Print the listing from its top line through the line containing "-8.2, -7.85, -7.6, -7.45, -7.3, -7.1, -6.95, -6.32]", nothing more, and leave out the pictures.
════
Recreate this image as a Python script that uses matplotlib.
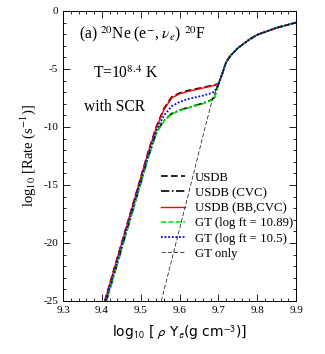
import matplotlib
matplotlib.use("Agg")
import matplotlib.pyplot as plt
from matplotlib.ticker import MultipleLocator

plt.rcParams['font.family'] = ['Liberation Serif', 'DejaVu Serif']
plt.rcParams['mathtext.fontset'] = 'stix'
plt.rcParams['axes.unicode_minus'] = False

# ---- data ----
x = [9.40, 9.42, 9.44, 9.46, 9.48, 9.50, 9.52, 9.54, 9.55, 9.56, 9.58, 9.60, 9.62,
     9.64, 9.66, 9.68, 9.69, 9.70, 9.71, 9.72, 9.73, 9.75, 9.78, 9.80, 9.85, 9.90]

tail = [-5.4, -4.4, -3.9, -3.2, -2.45, -2.05, -1.45, -1.0]

bb_cvc = [-25.9, -23.6, -21.3, -19.0, -16.7, -14.4, -12.1, -10.1, -9.3, -8.5, -7.5, -7.15,
          -6.95, -6.8, -6.65, -6.5, -6.42, -6.3] + tail
usdb = [-25.85, -23.55, -21.25, -18.95, -16.65, -14.35, -12.05, -10.0, -9.2, -8.4, -7.4,
        -7.08, -6.88, -6.73, -6.6, -6.45, -6.38, -6.28] + tail
gt_1089 = [-26.4, -24.1, -21.8, -19.5, -17.2, -14.9, -12.6, -10.6, -10.0, -9.5, -8.9, -8.6,
           -8.4, -8.2, -8.0, -7.75, -7.5, -6.35] + tail
usdb_cvc = [-26.35, -24.05, -21.75, -19.45, -17.15, -14.85, -12.55, -10.55, -9.95, -9.45,
            -8.85, -8.55, -8.35, -8.15, -7.95, -7.7, -7.45, -6.33] + tail
gt_105 = [-26.15, -23.85, -21.55, -19.25, -16.95, -14.65, -12.35, -10.35, -9.65, -9.0,
          -8.2, -7.85, -7.6, -7.45, -7.3, -7.1, -6.95, -6.32] + tail

x_gt = [9.553, 9.60, 9.64, 9.666, 9.684, 9.70, 9.71, 9.72, 9.73, 9.75, 9.78, 9.80, 9.85, 9.90]
gt_only = [-25.0, -18.8, -13.5, -10.0, -7.7, -6.3] + tail

#==============================================================================
fig = plt.figure(figsize=(3.25, 3.54), dpi=100)
ax = fig.add_axes([0.194, 0.150, 0.717, 0.819])

ax.plot(x, usdb, color='black', ls=(0, (4, 2)), lw=1.2, label='USDB')
ax.plot(x, usdb_cvc, color='black', ls=(0, (5, 1.5, 1, 1.5)), lw=1.2, label='USDB (CVC)')
ax.plot(x, bb_cvc, color='red', ls='-', lw=1.0, label='USDB (BB,CVC)')
ax.plot(x, gt_1089, color='#00ee00', ls=(0, (3, 1.5)), lw=1.2, label='GT (log ft = 10.89)')
ax.plot(x, gt_105, color='blue', ls=(0, (1, 1)), lw=1.3, label='GT (log ft = 10.5)')
ax.plot(x_gt, gt_only, color='black', ls=(0, (6, 3)), lw=0.5, label='GT only')

ax.set_xlim(9.3, 9.9)
ax.set_ylim(-25, 0)
ax.xaxis.set_major_locator(MultipleLocator(0.1))
ax.xaxis.set_minor_locator(MultipleLocator(0.02))
ax.yaxis.set_major_locator(MultipleLocator(5))
ax.yaxis.set_minor_locator(MultipleLocator(1))
ax.tick_params(which='both', direction='in', top=True, right=True, labelsize=8, width=0.6)
ax.tick_params(which='major', length=5)
ax.tick_params(which='minor', length=2.5)
for s in ax.spines.values():
    s.set_linewidth(0.7)

ax.set_xlabel(r'log$_{\mathsf{10}}$ [ $\mathsf{\rho}$ Y$_{\mathsf{e}}$(g cm$^{\mathsf{-3}}$)]',
              family='DejaVu Sans', fontsize=10, labelpad=6)
ax.set_ylabel(r'log$_{10}$ [Rate (s$^{-1}$)]', fontsize=10.5, labelpad=4)

ax.text(0.07, 0.905, r'(a) $^{20}$Ne (e$^{-}$, $\nu_{e}$) $^{20}$F', transform=ax.transAxes,
        fontsize=11.2)
ax.text(0.13, 0.77, r'T=10$^{8.4}$ K', transform=ax.transAxes, fontsize=11.2)
ax.text(0.09, 0.655, 'with SCR', transform=ax.transAxes, fontsize=11.2)

ax.legend(loc='upper left', bbox_to_anchor=(0.398, 0.463), frameon=False, fontsize=9.2,
          handlelength=1.9, handletextpad=0.75, labelspacing=0.25, borderaxespad=0)

fig.savefig('out.png', dpi=100)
════
[Answer]
Recreate this image as a Python script that uses matplotlib.
import matplotlib
matplotlib.use("Agg")
import matplotlib.pyplot as plt
from matplotlib.ticker import MultipleLocator

plt.rcParams['font.family'] = ['Liberation Serif', 'DejaVu Serif']
plt.rcParams['mathtext.fontset'] = 'stix'
plt.rcParams['axes.unicode_minus'] = False

# ---- data ----
x = [9.40, 9.42, 9.44, 9.46, 9.48, 9.50, 9.52, 9.54, 9.55, 9.56, 9.58, 9.60, 9.62,
     9.64, 9.66, 9.68, 9.69, 9.70, 9.71, 9.72, 9.73, 9.75, 9.78, 9.80, 9.85, 9.90]

tail = [-5.4, -4.4, -3.9, -3.2, -2.45, -2.05, -1.45, -1.0]

bb_cvc = [-25.9, -23.6, -21.3, -19.0, -16.7, -14.4, -12.1, -10.1, -9.3, -8.5, -7.5, -7.15,
          -6.95, -6.8, -6.65, -6.5, -6.42, -6.3] + tail
usdb = [-25.85, -23.55, -21.25, -18.95, -16.65, -14.35, -12.05, -10.0, -9.2, -8.4, -7.4,
        -7.08, -6.88, -6.73, -6.6, -6.45, -6.38, -6.28] + tail
gt_1089 = [-26.4, -24.1, -21.8, -19.5, -17.2, -14.9, -12.6, -10.6, -10.0, -9.5, -8.9, -8.6,
           -8.4, -8.2, -8.0, -7.75, -7.5, -6.35] + tail
usdb_cvc = [-26.35, -24.05, -21.75, -19.45, -17.15, -14.85, -12.55, -10.55, -9.95, -9.45,
            -8.85, -8.55, -8.35, -8.15, -7.95, -7.7, -7.45, -6.33] + tail
gt_105 = [-26.15, -23.85, -21.55, -19.25, -16.95, -14.65, -12.35, -10.35, -9.65, -9.0,
          -8.2, -7.85, -7.6, -7.45, -7.3, -7.1, -6.95, -6.32] + tail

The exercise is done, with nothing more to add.